Nugent: Al, Your issue 2 story centers on the idea of corporations ruining the ecology of a place, in this case Rokhandi and it’s natural beauty. The themes of industrial development and brainwashing could easily be transposed to the ecological worries of today. Were you intending to write the story as warning or wake-up call to the youth who will read it?
Ewing: I’m not sure I’d go as far as to call it a warning or a wake-up call – that sounds like I’ve got a bit more clout in the readers minds than I probably have – but Doctor Who stories should have some thematic links or resonances with what people are worried about in the real world. There was a lot of that during the McCoy era, as I recall – Doctor Who as a critique of Thatcherism. So yes, there’s more than a little in #2 that could be about corporate cronyism in politics or the selling-off of natural resources, but that’s all par for the course with Who.
Nugent: How are you both feeling about the recent news that your comic story line will merge with that of the tenth and twelfth Doctors this fall in a limited series to be written by Hugo-nominated Doctor Who television writer (and longtime Who fanboy) Paul Cornell?
Ewing: I’m looking forward to it! It should be a lot of fun, and I can’t wait to see what Paul does with our characters. I can’t think of anyone better to attempt a crossover of that nature, and I’ll be avidly reading every issue.

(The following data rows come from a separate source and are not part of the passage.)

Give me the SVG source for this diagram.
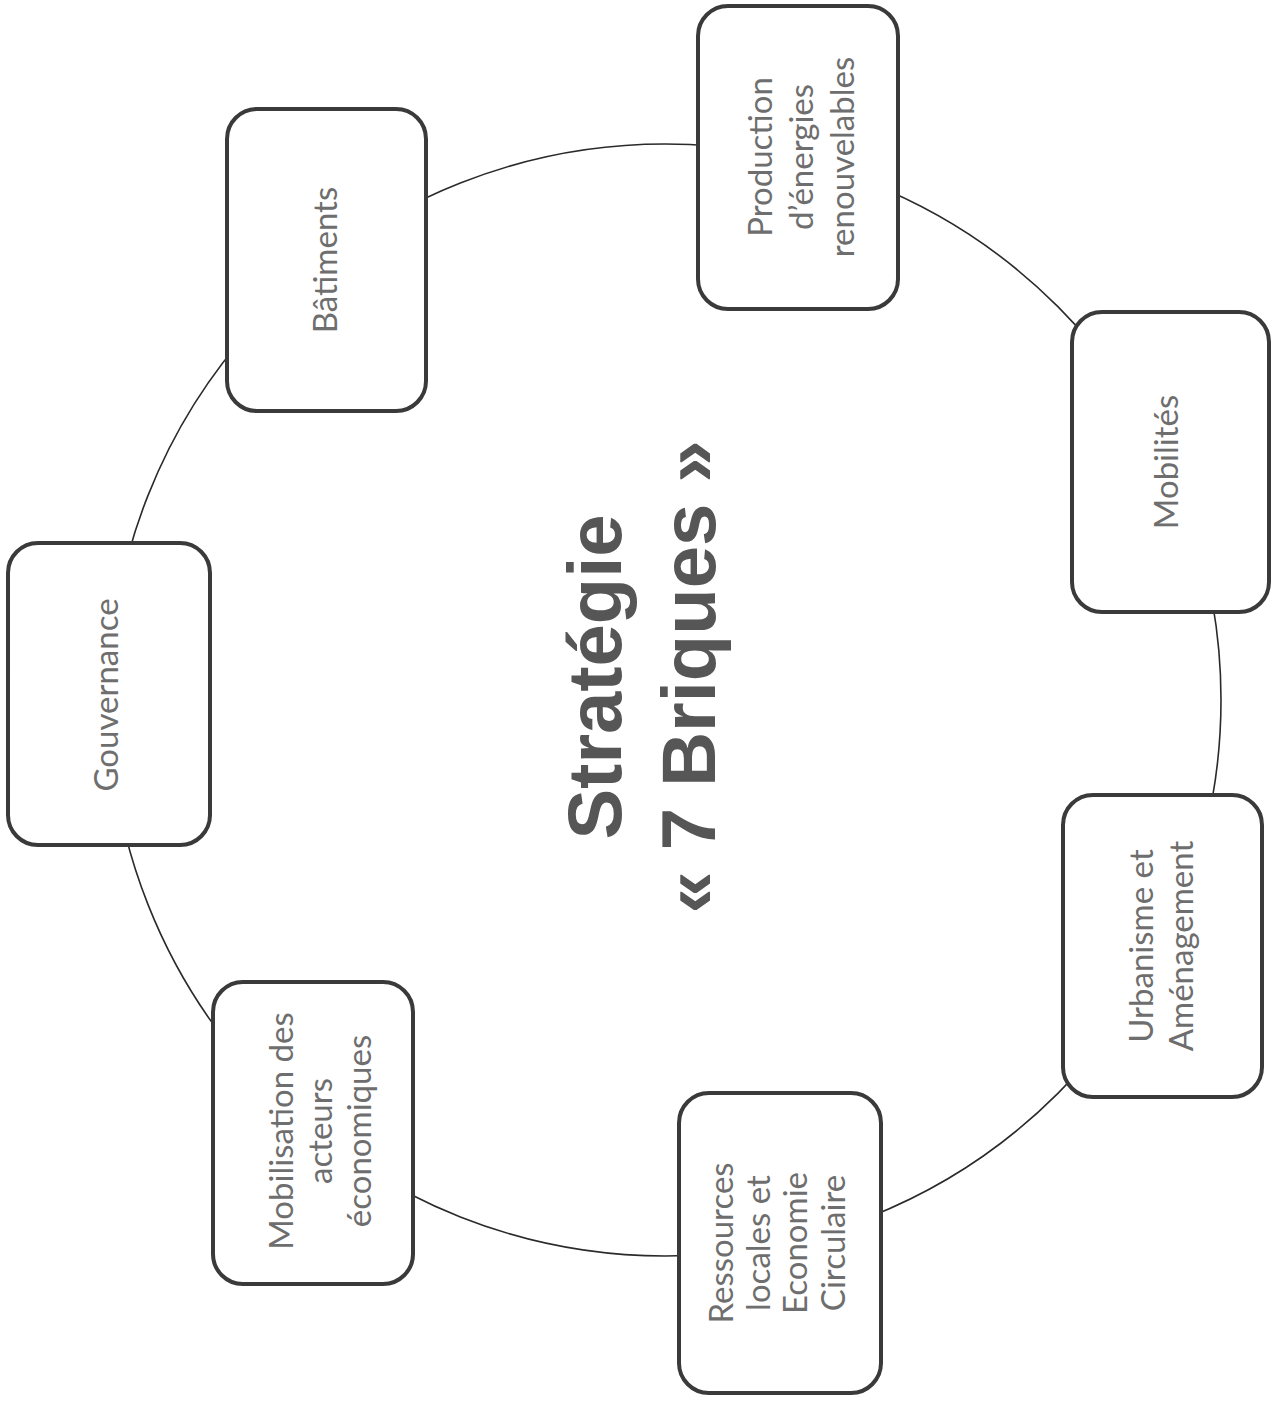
<svg xmlns="http://www.w3.org/2000/svg" width="1278" height="1404" viewBox="0 0 1278 1404">
<style>
.box{fill:#fff;stroke:#3a3a3a;stroke-width:4}
.lbl{font-family:Lato,"Open Sans",sans-serif;font-size:33px;fill:#6e6e6e;text-anchor:middle}
.title{font-family:"Liberation Sans",Arial,sans-serif;font-weight:bold;font-size:76px;fill:#565656;text-anchor:middle}
.ring{fill:none;stroke:#2a2a2a;stroke-width:1.6}
</style>
<rect width="1278" height="1404" fill="#fff"/>
<g id="connectors">
<circle class="ring" cx="665" cy="700" r="556"/>
</g>
<g id="title">
<text class="title" transform="translate(0,677) rotate(-90)"><tspan x="0" y="621">Stratégie</tspan><tspan x="0" y="715">« 7 Briques »</tspan></text>
</g>
<g id="node-production">
<rect class="box" x="698" y="6" width="200" height="303" rx="30"/>
<text class="lbl" transform="translate(0,157) rotate(-90)"><tspan x="0" y="772">Production</tspan><tspan x="0" y="813">d’énergies</tspan><tspan x="0" y="854">renouvelables</tspan></text>
</g>
<g id="node-batiments">
<rect class="box" x="227" y="109" width="199" height="302" rx="30"/>
<text class="lbl" transform="translate(0,260) rotate(-90)"><tspan x="0" y="337">Bâtiments</tspan></text>
</g>
<g id="node-mobilites">
<rect class="box" x="1072" y="312" width="197" height="300" rx="30"/>
<text class="lbl" transform="translate(0,462) rotate(-90)"><tspan x="0" y="1178">Mobilités</tspan></text>
</g>
<g id="node-gouvernance">
<rect class="box" x="8" y="543" width="202" height="302" rx="30"/>
<text class="lbl" transform="translate(0,695) rotate(-90)"><tspan x="0" y="118">Gouvernance</tspan></text>
</g>
<g id="node-urbanisme">
<rect class="box" x="1063" y="795" width="199" height="302" rx="30"/>
<text class="lbl" transform="translate(0,946) rotate(-90)"><tspan x="0" y="1153">Urbanisme et</tspan><tspan x="0" y="1193">Aménagement</tspan></text>
</g>
<g id="node-mobilisation">
<rect class="box" x="213" y="982" width="200" height="302" rx="30"/>
<text class="lbl" transform="translate(0,1131) rotate(-90)"><tspan x="0" y="293">Mobilisation des</tspan><tspan x="0" y="332">acteurs</tspan><tspan x="0" y="371">économiques</tspan></text>
</g>
<g id="node-ressources">
<rect class="box" x="679" y="1093" width="202" height="300" rx="30"/>
<text class="lbl" transform="translate(0,1243) rotate(-90)"><tspan x="0" y="733">Ressources</tspan><tspan x="0" y="770">locales et</tspan><tspan x="0" y="807">Economie</tspan><tspan x="0" y="845">Circulaire</tspan></text>
</g>
</svg>
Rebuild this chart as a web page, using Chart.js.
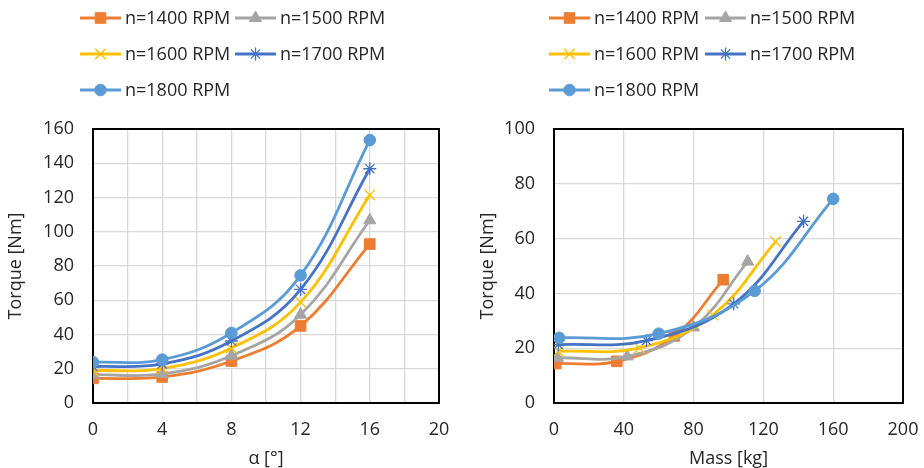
<!DOCTYPE html>
<html>
<head>
<meta charset="utf-8">
<script src="https://cdn.jsdelivr.net/npm/chart.js@4.4.0/dist/chart.umd.min.js"></script>
<style>
  html, body { margin: 0; padding: 0; background: #fff; }
  #wrap { position: relative; width: 924px; height: 468px; }
  .box { position: absolute; top: 0; width: 462px; height: 468px; }
</style>
</head>
<body>
<div id="wrap">
  <div class="box" style="left:0"><canvas id="angleChart" width="462" height="468"></canvas></div>
  <div class="box" style="left:462px"><canvas id="massChart" width="462" height="468"></canvas></div>
</div>
<script>
// 데이터
const seriesNames = ['n=1400 RPM', 'n=1500 RPM', 'n=1600 RPM', 'n=1700 RPM', 'n=1800 RPM'];
const alphaDeg = [0, 4, 8, 12, 16];
const torque1400 = [14.4, 15.2, 24.5, 45.0, 92.8];
const torque1500 = [16.5, 17.0, 27.6, 51.6, 106.7];
const torque1600 = [18.9, 20.1, 32.1, 58.9, 121.5];
const torque1700 = [21.3, 22.8, 36.2, 66.3, 136.8];
const torque1800 = [23.8, 25.3, 40.9, 74.5, 153.5];
// 질량 (오른쪽 그래프, 16° 점은 범위 밖)
const mass1400 = [1, 36, 69, 97];
const mass1500 = [2, 42, 80, 111];
const mass1600 = [2.5, 49, 91, 127];
const mass1700 = [2.5, 53, 103, 143];
const mass1800 = [3, 60, 115, 160];

const torques = [torque1400, torque1500, torque1600, torque1700, torque1800];
const masses = [mass1400, mass1500, mass1600, mass1700, mass1800];

const colors = ['#ED7D31', '#A5A5A5', '#FFC000', '#4472C4', '#5B9BD5'];
const markers = [
    { pointStyle: 'rect', radius: 7.5, borderWidth: 1 },
    { pointStyle: 'triangle', radius: 7, borderWidth: 1 },
    { pointStyle: 'crossRot', radius: 7.5, borderWidth: 1.3 },
    { pointStyle: 'star', radius: 6.5, borderWidth: 1.3 },
    { pointStyle: 'circle', radius: 5.8, borderWidth: 1 }
];

const FONT = "'Open Sans', 'DejaVu Sans', sans-serif";
const TEXT = '#262626';

// 범례 (엑셀처럼 2열 3행)
function legendPlugin(cols, rows) {
    return {
        id: 'gridLegend',
        afterDraw(chart) {
            const ctx = chart.ctx;
            ctx.save();
            seriesNames.forEach((name, i) => {
                const x = cols[i % 2];
                const y = rows[Math.floor(i / 2)];
                ctx.strokeStyle = colors[i];
                ctx.lineWidth = 3;
                ctx.beginPath();
                ctx.moveTo(x, y);
                ctx.lineTo(x + 41, y);
                ctx.stroke();
                ctx.fillStyle = colors[i];
                ctx.strokeStyle = colors[i];
                ctx.lineWidth = markers[i].borderWidth;
                Chart.helpers.drawPoint(ctx, {
                    pointStyle: markers[i].pointStyle,
                    radius: markers[i].radius,
                    rotation: 0,
                    borderWidth: markers[i].borderWidth
                }, x + 20.5, y);
                ctx.fillStyle = TEXT;
                ctx.font = '18px ' + FONT;
                ctx.textBaseline = 'middle';
                ctx.textAlign = 'left';
                ctx.fillText(name, x + 45, y + 1);
            });
            ctx.restore();
        }
    };
}

// 플롯 영역 테두리
const frame = {
    id: 'frame',
    beforeDatasetsDraw(chart) {
        const a = chart.chartArea;
        const ctx = chart.ctx;
        ctx.save();
        ctx.strokeStyle = '#000';
        ctx.lineWidth = 2;
        ctx.strokeRect(a.left, a.top, a.right - a.left, a.bottom - a.top);
        ctx.restore();
    }
};

function noPad(s) {
    s.paddingLeft = 0;
    s.paddingRight = 0;
    s.paddingTop = 0;
    s.paddingBottom = 0;
}

function makeDatasets(xs) {
    return torques.map((t, i) => ({
        label: seriesNames[i],
        data: xs[i].map((x, k) => ({ x: x, y: t[k] })),
        borderColor: colors[i],
        backgroundColor: colors[i],
        borderWidth: 2.8,
        tension: 0.4,
        pointStyle: markers[i].pointStyle,
        pointRadius: markers[i].radius,
        pointBorderWidth: markers[i].borderWidth,
        pointBorderColor: colors[i],
        pointBackgroundColor: colors[i],
        order: 4 - i
    }));
}

function makeOptions(cfg) {
    return {
        responsive: false,
        animation: false,
        events: [],
        layout: { padding: { left: 0, right: cfg.padRight, top: 129, bottom: 0 } },
        plugins: { legend: { display: false }, tooltip: { enabled: false } },
        scales: {
            x: {
                type: 'linear',
                min: cfg.xMin, max: cfg.xMax,
                afterFit(s) { s.height = 65; noPad(s); },
                ticks: {
                    stepSize: cfg.xGrid,
                    color: TEXT,
                    font: { family: FONT, size: 18 },
                    padding: 16,
                    maxRotation: 0,
                    autoSkip: false,
                    callback: v => (v % cfg.xLabel === 0 ? String(v) : '')
                },
                grid: { color: '#d9d9d9', lineWidth: 1.3, drawTicks: false },
                border: { display: false },
                title: {
                    display: true, text: cfg.xTitle, color: TEXT,
                    font: { family: FONT, size: 18 },
                    padding: { top: 0, bottom: -2 }
                }
            },
            y: {
                min: cfg.yMin, max: cfg.yMax,
                afterFit(s) { s.width = cfg.yWidth; noPad(s); },
                ticks: {
                    stepSize: 20,
                    color: TEXT,
                    font: { family: FONT, size: 18 },
                    padding: 19
                },
                grid: { color: '#d9d9d9', lineWidth: 1.3, drawTicks: false },
                border: { display: false },
                title: {
                    display: true, text: 'Torque [Nm]', color: TEXT,
                    font: { family: FONT, size: 18 },
                    padding: { top: cfg.yTitlePad, bottom: 0 }
                }
            }
        }
    };
}

new Chart(document.getElementById('angleChart').getContext('2d'), {
    type: 'line',
    data: { datasets: makeDatasets(torques.map(() => alphaDeg)) },
    options: makeOptions({
        xMin: 0, xMax: 20, xGrid: 2, xLabel: 4, xTitle: 'α [°]',
        yMin: 0, yMax: 160, yWidth: 93, yTitlePad: 5, padRight: 23
    }),
    plugins: [frame, legendPlugin([80, 235], [18, 54, 90])]
});

new Chart(document.getElementById('massChart').getContext('2d'), {
    type: 'line',
    data: { datasets: makeDatasets(masses) },
    options: makeOptions({
        xMin: 0, xMax: 200, xGrid: 40, xLabel: 40, xTitle: 'Mass [kg]',
        yMin: 0, yMax: 100, yWidth: 92, yTitlePad: 15, padRight: 21
    }),
    plugins: [frame, legendPlugin([87, 243], [18, 54, 90])]
});
</script>
</body>
</html>
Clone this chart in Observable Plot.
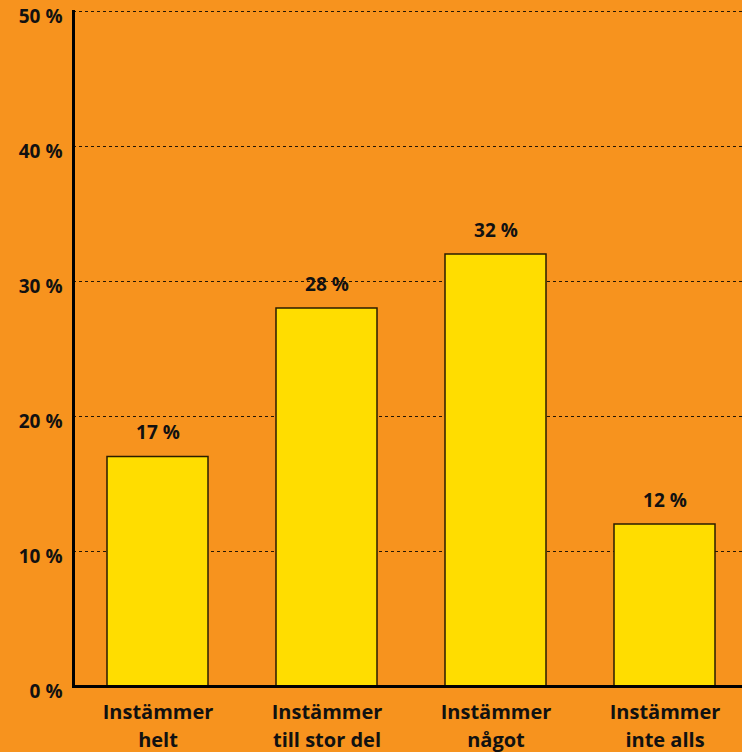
<!DOCTYPE html>
<html>
<head>
<meta charset="utf-8">
<script src="https://cdn.jsdelivr.net/npm/d3@7"></script>
<script src="https://cdn.jsdelivr.net/npm/@observablehq/plot@0.6"></script>
<style>
  html, body { margin: 0; padding: 0; background: #F7931E; overflow: hidden; }
</style>
</head>
<body>
<div id="chart"></div>
<script>
const categories = ["Instämmer\nhelt", "Instämmer\ntill stor del", "Instämmer\nnågot", "Instämmer\ninte alls"];
const values = [17, 28, 32, 12];
const yTicks = [0, 10, 20, 30, 40, 50];

const data = categories.map((c, i) => ({category: c, value: values[i]}));

const chart = Plot.plot({
  width: 742,
  height: 752,
  marginTop: 11,
  marginBottom: 66,
  marginLeft: 73,
  marginRight: 0,
  style: {background: "#F7931E", fontFamily: "'Open Sans', sans-serif", fontWeight: 700, color: "#111"},
  x: {domain: categories, range: [73, 749], padding: 0, label: null},
  y: {domain: [0, 50], label: null},
  marks: [
    Plot.gridY(yTicks, {stroke: "#000", strokeOpacity: 0.85, strokeWidth: 1, strokeDasharray: "3,3"}),
    Plot.barY(data, {x: "category", y: "value", fill: "#FFDD00", stroke: "#2a1d00", strokeWidth: 1.5, insetLeft: 34, insetRight: 34}),
    Plot.text(data, {x: "category", y: "value", text: d => d.value + " %", dy: -24, fontSize: 19, fontWeight: 700, fill: "#111"}),
    Plot.axisY(yTicks, {tickSize: 0, tickPadding: 11, tickFormat: d => d + " %", fontSize: 19, fontWeight: 700, dy: 5, label: null}),
    Plot.axisX({tickSize: 0, tickPadding: 13, fontSize: 20, fontWeight: 700, lineHeight: 1.4, label: null}),
    Plot.frame({anchor: "left", stroke: "#000", strokeWidth: 3}),
    Plot.ruleY([0], {stroke: "#000", strokeWidth: 3})
  ]
});
document.getElementById("chart").append(chart);
</script>
</body>
</html>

Williams: Paul’s a fine writer and a friend, so I’m sure he’ll do a stellar job and treat the Eleventh Doctor and Alice very well. I’ll look forward to reading it. And then we have ‘Season Two’ of the Eleventh to get up and running. We’ve already got a few fun, surprising things planned.
Nugent: Are there any more teasers you can give Comics Beat readers? Will we find out the identity of the mysterious Time lord that appeared to Eleven? Any other tasty tidbits?
Williams: You might find out the identity of the mysterious Time Lord in me and Al’s #14-#15 two-parter.
Ewing: Tasty tidbits…things are going to get very colourful in issue #11, and fans of a certain movie will be pleased with us.
Doctor Who: After Life Vol. 1 is available in stores on March 25.